▸ **Given request**:
Restate all of the entries exactly, dropping any pictures they hold.
** Begin Given entries **
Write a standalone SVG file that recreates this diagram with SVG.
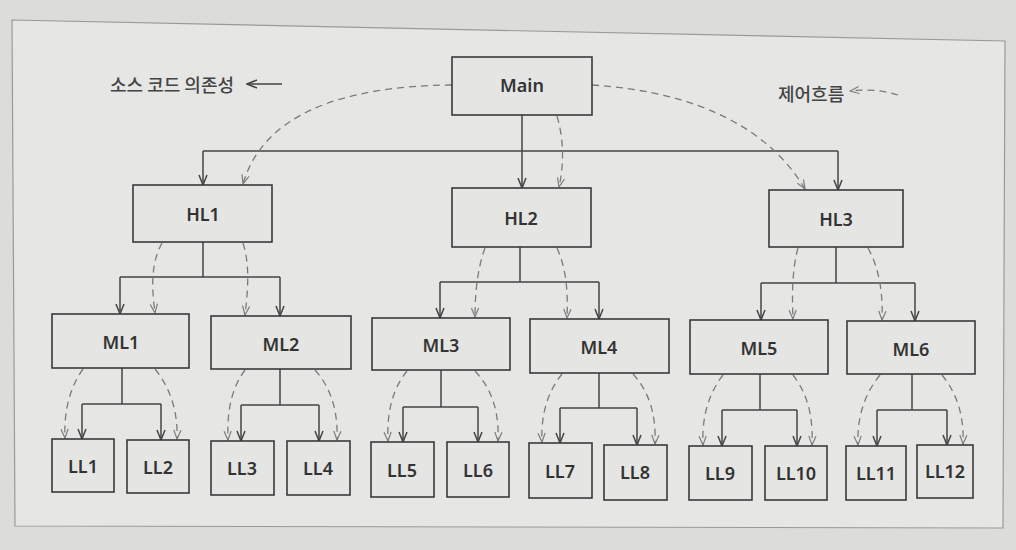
<svg xmlns="http://www.w3.org/2000/svg" width="1016" height="550" viewBox="0 0 1016 550">
<style>
.box{fill:#e5e5e3;stroke:#3a3a3a;stroke-width:1.6}
.lbl{font-family:"Noto Sans","Liberation Sans",sans-serif;font-weight:600;font-size:18px;fill:#333;text-anchor:middle;dominant-baseline:central}
.kr{font-family:"Noto Sans CJK KR","Noto Sans",sans-serif;font-size:18px;font-weight:500;fill:#444;dominant-baseline:central}
.dep{fill:none;stroke:#444;stroke-width:1.5;marker-end:url(#sa)}
.ln{fill:none;stroke:#444;stroke-width:1.5}
.flow{fill:none;stroke:#7a7a7a;stroke-width:1.3;stroke-dasharray:7 5;marker-end:url(#da)}
</style>
<defs>
<marker id="sa" viewBox="0 0 12 10" refX="11" refY="5" markerWidth="12" markerHeight="10" orient="auto" markerUnits="userSpaceOnUse">
<path d="M1,1 L11,5 L1,9" fill="none" stroke="#444" stroke-width="1.5"/>
</marker>
<marker id="da" viewBox="0 0 12 10" refX="11" refY="5" markerWidth="11" markerHeight="9" orient="auto" markerUnits="userSpaceOnUse">
<path d="M1,1 L11,5 L1,9" fill="none" stroke="#7a7a7a" stroke-width="1.3"/>
</marker>
</defs>
<rect x="0" y="0" width="1016" height="550" fill="#dcdcda"/>
<polygon points="12,20 1005,41 1003,528 15,526" fill="#e6e6e4" stroke="#9a9a9a" stroke-width="1.2"/>

<g id="legend">
<text class="kr" x="110" y="84">소스 코드 의존성</text>
<path class="dep" d="M282,84 H247"/>
<text class="kr" x="778" y="93">제어흐름</text>
<path class="flow" d="M898,95 Q876,88 850,91"/>
</g>

<g id="connectors">
<path class="ln" d="M203,151 H838"/>
<path class="dep" d="M522,115 V188"/>
<path class="dep" d="M203,151 V185"/>
<path class="dep" d="M838,151 V190"/>
<path class="ln" d="M203,242 V277 M120,277 H280"/>
<path class="dep" d="M120,277 V314"/>
<path class="dep" d="M280,277 V316"/>
<path class="ln" d="M520,247 V282 M440,282 H599"/>
<path class="dep" d="M440,282 V318"/>
<path class="dep" d="M599,282 V319"/>
<path class="ln" d="M836,247 V283 M761,283 H915"/>
<path class="dep" d="M761,283 V320"/>
<path class="dep" d="M915,283 V321"/>
<path class="ln" d="M122,368 V404 M82,404 H161"/>
<path class="dep" d="M82,404 V439"/>
<path class="dep" d="M161,404 V440"/>
<path class="ln" d="M280,369 V405 M241,405 H319"/>
<path class="dep" d="M241,405 V441"/>
<path class="dep" d="M319,405 V441"/>
<path class="ln" d="M441,370 V407 M403,407 H478"/>
<path class="dep" d="M403,407 V442"/>
<path class="dep" d="M478,407 V442"/>
<path class="ln" d="M599,373 V408 M560,408 H637"/>
<path class="dep" d="M560,408 V443"/>
<path class="dep" d="M637,408 V445"/>
<path class="ln" d="M760,374 V410 M722,410 H797"/>
<path class="dep" d="M722,410 V446"/>
<path class="dep" d="M797,410 V446"/>
<path class="ln" d="M912,374 V410 M877,410 H947"/>
<path class="dep" d="M877,410 V446"/>
<path class="dep" d="M947,410 V445"/>

<path class="flow" d="M452,85 C335,86 262,118 243,184"/>
<path class="flow" d="M557,116 C564,140 564,165 559,187"/>
<path class="flow" d="M592,85 C700,92 770,130 805,189"/>
<path class="flow" d="M162,243 C150,265 152,290 155,313"/>
<path class="flow" d="M243,243 C250,265 248,290 245,315"/>
<path class="flow" d="M485,248 C477,270 475,295 475,317"/>
<path class="flow" d="M557,248 C567,270 568,295 567,318"/>
<path class="flow" d="M798,248 C792,270 792,295 793,319"/>
<path class="flow" d="M868,248 C880,270 883,295 882,320"/>
<path class="flow" d="M83,369 C68,390 64,415 65,438"/>
<path class="flow" d="M155,369 C172,390 178,415 177,439"/>
<path class="flow" d="M245,370 C230,390 227,415 228,440"/>
<path class="flow" d="M315,370 C333,390 338,415 337,440"/>
<path class="flow" d="M407,371 C390,392 387,418 388,441"/>
<path class="flow" d="M475,371 C495,392 499,418 498,441"/>
<path class="flow" d="M562,374 C545,395 541,420 542,442"/>
<path class="flow" d="M633,374 C652,395 656,420 655,444"/>
<path class="flow" d="M723,375 C706,397 702,422 703,445"/>
<path class="flow" d="M793,375 C810,397 813,422 812,445"/>
<path class="flow" d="M880,375 C862,397 857,422 858,445"/>
<path class="flow" d="M942,375 C960,397 964,422 963,444"/>
</g>

<g id="Main"><rect class="box" x="452" y="57" width="140" height="58"/><text class="lbl" x="522" y="85">Main</text></g>
<g id="HL1"><rect class="box" x="133" y="185" width="139" height="57"/><text class="lbl" x="203" y="214">HL1</text></g>
<g id="HL2"><rect class="box" x="452" y="188" width="139" height="59"/><text class="lbl" x="521" y="218">HL2</text></g>
<g id="HL3"><rect class="box" x="769" y="190" width="134" height="57"/><text class="lbl" x="836" y="219">HL3</text></g>
<g id="ML1"><rect class="box" x="52" y="314" width="137" height="54"/><text class="lbl" x="121" y="342">ML1</text></g>
<g id="ML2"><rect class="box" x="211" y="316" width="140" height="53"/><text class="lbl" x="281" y="344">ML2</text></g>
<g id="ML3"><rect class="box" x="372" y="318" width="138" height="52"/><text class="lbl" x="441" y="345">ML3</text></g>
<g id="ML4"><rect class="box" x="530" y="319" width="139" height="54"/><text class="lbl" x="599" y="347">ML4</text></g>
<g id="ML5"><rect class="box" x="690" y="320" width="138" height="54"/><text class="lbl" x="759" y="348">ML5</text></g>
<g id="ML6"><rect class="box" x="847" y="321" width="128" height="53"/><text class="lbl" x="911" y="349">ML6</text></g>
<g id="LL1"><rect class="box" x="52" y="439" width="62" height="53"/><text class="lbl" x="83" y="466">LL1</text></g>
<g id="LL2"><rect class="box" x="127" y="440" width="62" height="53"/><text class="lbl" x="158" y="467">LL2</text></g>
<g id="LL3"><rect class="box" x="211" y="441" width="63" height="54"/><text class="lbl" x="242" y="468">LL3</text></g>
<g id="LL4"><rect class="box" x="287" y="441" width="63" height="54"/><text class="lbl" x="318" y="468">LL4</text></g>
<g id="LL5"><rect class="box" x="371" y="442" width="63" height="55"/><text class="lbl" x="402" y="470">LL5</text></g>
<g id="LL6"><rect class="box" x="447" y="442" width="62" height="55"/><text class="lbl" x="478" y="470">LL6</text></g>
<g id="LL7"><rect class="box" x="529" y="443" width="63" height="55"/><text class="lbl" x="560" y="471">LL7</text></g>
<g id="LL8"><rect class="box" x="604" y="445" width="63" height="55"/><text class="lbl" x="635" y="472">LL8</text></g>
<g id="LL9"><rect class="box" x="689" y="446" width="63" height="54"/><text class="lbl" x="720" y="473">LL9</text></g>
<g id="LL10"><rect class="box" x="765" y="446" width="62" height="54"/><text class="lbl" x="796" y="473">LL10</text></g>
<g id="LL11"><rect class="box" x="846" y="446" width="60" height="54"/><text class="lbl" x="876" y="473">LL11</text></g>
<g id="LL12"><rect class="box" x="917" y="445" width="56" height="53"/><text class="lbl" x="945" y="471">LL12</text></g>
</svg>
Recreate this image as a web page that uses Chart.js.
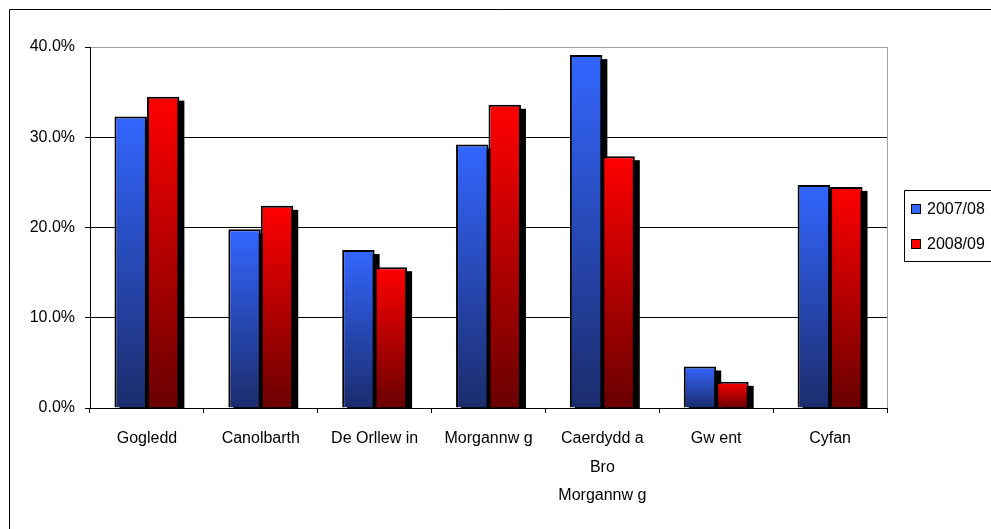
** End Given entries **
▸ **Completed task**:
Write a standalone SVG file that recreates this diagram with SVG.
<svg xmlns="http://www.w3.org/2000/svg" width="1016" height="550" viewBox="0 0 1016 550">
<style>
.box{fill:#e5e5e3;stroke:#3a3a3a;stroke-width:1.6}
.lbl{font-family:"Noto Sans","Liberation Sans",sans-serif;font-weight:600;font-size:18px;fill:#333;text-anchor:middle;dominant-baseline:central}
.kr{font-family:"Noto Sans CJK KR","Noto Sans",sans-serif;font-size:18px;font-weight:500;fill:#444;dominant-baseline:central}
.dep{fill:none;stroke:#444;stroke-width:1.5;marker-end:url(#sa)}
.ln{fill:none;stroke:#444;stroke-width:1.5}
.flow{fill:none;stroke:#7a7a7a;stroke-width:1.3;stroke-dasharray:7 5;marker-end:url(#da)}
</style>
<defs>
<marker id="sa" viewBox="0 0 12 10" refX="11" refY="5" markerWidth="12" markerHeight="10" orient="auto" markerUnits="userSpaceOnUse">
<path d="M1,1 L11,5 L1,9" fill="none" stroke="#444" stroke-width="1.5"/>
</marker>
<marker id="da" viewBox="0 0 12 10" refX="11" refY="5" markerWidth="11" markerHeight="9" orient="auto" markerUnits="userSpaceOnUse">
<path d="M1,1 L11,5 L1,9" fill="none" stroke="#7a7a7a" stroke-width="1.3"/>
</marker>
</defs>
<rect x="0" y="0" width="1016" height="550" fill="#dcdcda"/>
<polygon points="12,20 1005,41 1003,528 15,526" fill="#e6e6e4" stroke="#9a9a9a" stroke-width="1.2"/>

<g id="legend">
<text class="kr" x="110" y="84">소스 코드 의존성</text>
<path class="dep" d="M282,84 H247"/>
<text class="kr" x="778" y="93">제어흐름</text>
<path class="flow" d="M898,95 Q876,88 850,91"/>
</g>

<g id="connectors">
<path class="ln" d="M203,151 H838"/>
<path class="dep" d="M522,115 V188"/>
<path class="dep" d="M203,151 V185"/>
<path class="dep" d="M838,151 V190"/>
<path class="ln" d="M203,242 V277 M120,277 H280"/>
<path class="dep" d="M120,277 V314"/>
<path class="dep" d="M280,277 V316"/>
<path class="ln" d="M520,247 V282 M440,282 H599"/>
<path class="dep" d="M440,282 V318"/>
<path class="dep" d="M599,282 V319"/>
<path class="ln" d="M836,247 V283 M761,283 H915"/>
<path class="dep" d="M761,283 V320"/>
<path class="dep" d="M915,283 V321"/>
<path class="ln" d="M122,368 V404 M82,404 H161"/>
<path class="dep" d="M82,404 V439"/>
<path class="dep" d="M161,404 V440"/>
<path class="ln" d="M280,369 V405 M241,405 H319"/>
<path class="dep" d="M241,405 V441"/>
<path class="dep" d="M319,405 V441"/>
<path class="ln" d="M441,370 V407 M403,407 H478"/>
<path class="dep" d="M403,407 V442"/>
<path class="dep" d="M478,407 V442"/>
<path class="ln" d="M599,373 V408 M560,408 H637"/>
<path class="dep" d="M560,408 V443"/>
<path class="dep" d="M637,408 V445"/>
<path class="ln" d="M760,374 V410 M722,410 H797"/>
<path class="dep" d="M722,410 V446"/>
<path class="dep" d="M797,410 V446"/>
<path class="ln" d="M912,374 V410 M877,410 H947"/>
<path class="dep" d="M877,410 V446"/>
<path class="dep" d="M947,410 V445"/>

<path class="flow" d="M452,85 C335,86 262,118 243,184"/>
<path class="flow" d="M557,116 C564,140 564,165 559,187"/>
<path class="flow" d="M592,85 C700,92 770,130 805,189"/>
<path class="flow" d="M162,243 C150,265 152,290 155,313"/>
<path class="flow" d="M243,243 C250,265 248,290 245,315"/>
<path class="flow" d="M485,248 C477,270 475,295 475,317"/>
<path class="flow" d="M557,248 C567,270 568,295 567,318"/>
<path class="flow" d="M798,248 C792,270 792,295 793,319"/>
<path class="flow" d="M868,248 C880,270 883,295 882,320"/>
<path class="flow" d="M83,369 C68,390 64,415 65,438"/>
<path class="flow" d="M155,369 C172,390 178,415 177,439"/>
<path class="flow" d="M245,370 C230,390 227,415 228,440"/>
<path class="flow" d="M315,370 C333,390 338,415 337,440"/>
<path class="flow" d="M407,371 C390,392 387,418 388,441"/>
<path class="flow" d="M475,371 C495,392 499,418 498,441"/>
<path class="flow" d="M562,374 C545,395 541,420 542,442"/>
<path class="flow" d="M633,374 C652,395 656,420 655,444"/>
<path class="flow" d="M723,375 C706,397 702,422 703,445"/>
<path class="flow" d="M793,375 C810,397 813,422 812,445"/>
<path class="flow" d="M880,375 C862,397 857,422 858,445"/>
<path class="flow" d="M942,375 C960,397 964,422 963,444"/>
</g>

<g id="Main"><rect class="box" x="452" y="57" width="140" height="58"/><text class="lbl" x="522" y="85">Main</text></g>
<g id="HL1"><rect class="box" x="133" y="185" width="139" height="57"/><text class="lbl" x="203" y="214">HL1</text></g>
<g id="HL2"><rect class="box" x="452" y="188" width="139" height="59"/><text class="lbl" x="521" y="218">HL2</text></g>
<g id="HL3"><rect class="box" x="769" y="190" width="134" height="57"/><text class="lbl" x="836" y="219">HL3</text></g>
<g id="ML1"><rect class="box" x="52" y="314" width="137" height="54"/><text class="lbl" x="121" y="342">ML1</text></g>
<g id="ML2"><rect class="box" x="211" y="316" width="140" height="53"/><text class="lbl" x="281" y="344">ML2</text></g>
<g id="ML3"><rect class="box" x="372" y="318" width="138" height="52"/><text class="lbl" x="441" y="345">ML3</text></g>
<g id="ML4"><rect class="box" x="530" y="319" width="139" height="54"/><text class="lbl" x="599" y="347">ML4</text></g>
<g id="ML5"><rect class="box" x="690" y="320" width="138" height="54"/><text class="lbl" x="759" y="348">ML5</text></g>
<g id="ML6"><rect class="box" x="847" y="321" width="128" height="53"/><text class="lbl" x="911" y="349">ML6</text></g>
<g id="LL1"><rect class="box" x="52" y="439" width="62" height="53"/><text class="lbl" x="83" y="466">LL1</text></g>
<g id="LL2"><rect class="box" x="127" y="440" width="62" height="53"/><text class="lbl" x="158" y="467">LL2</text></g>
<g id="LL3"><rect class="box" x="211" y="441" width="63" height="54"/><text class="lbl" x="242" y="468">LL3</text></g>
<g id="LL4"><rect class="box" x="287" y="441" width="63" height="54"/><text class="lbl" x="318" y="468">LL4</text></g>
<g id="LL5"><rect class="box" x="371" y="442" width="63" height="55"/><text class="lbl" x="402" y="470">LL5</text></g>
<g id="LL6"><rect class="box" x="447" y="442" width="62" height="55"/><text class="lbl" x="478" y="470">LL6</text></g>
<g id="LL7"><rect class="box" x="529" y="443" width="63" height="55"/><text class="lbl" x="560" y="471">LL7</text></g>
<g id="LL8"><rect class="box" x="604" y="445" width="63" height="55"/><text class="lbl" x="635" y="472">LL8</text></g>
<g id="LL9"><rect class="box" x="689" y="446" width="63" height="54"/><text class="lbl" x="720" y="473">LL9</text></g>
<g id="LL10"><rect class="box" x="765" y="446" width="62" height="54"/><text class="lbl" x="796" y="473">LL10</text></g>
<g id="LL11"><rect class="box" x="846" y="446" width="60" height="54"/><text class="lbl" x="876" y="473">LL11</text></g>
<g id="LL12"><rect class="box" x="917" y="445" width="56" height="53"/><text class="lbl" x="945" y="471">LL12</text></g>
</svg>
Recreate this image as a web page that uses Chart.js.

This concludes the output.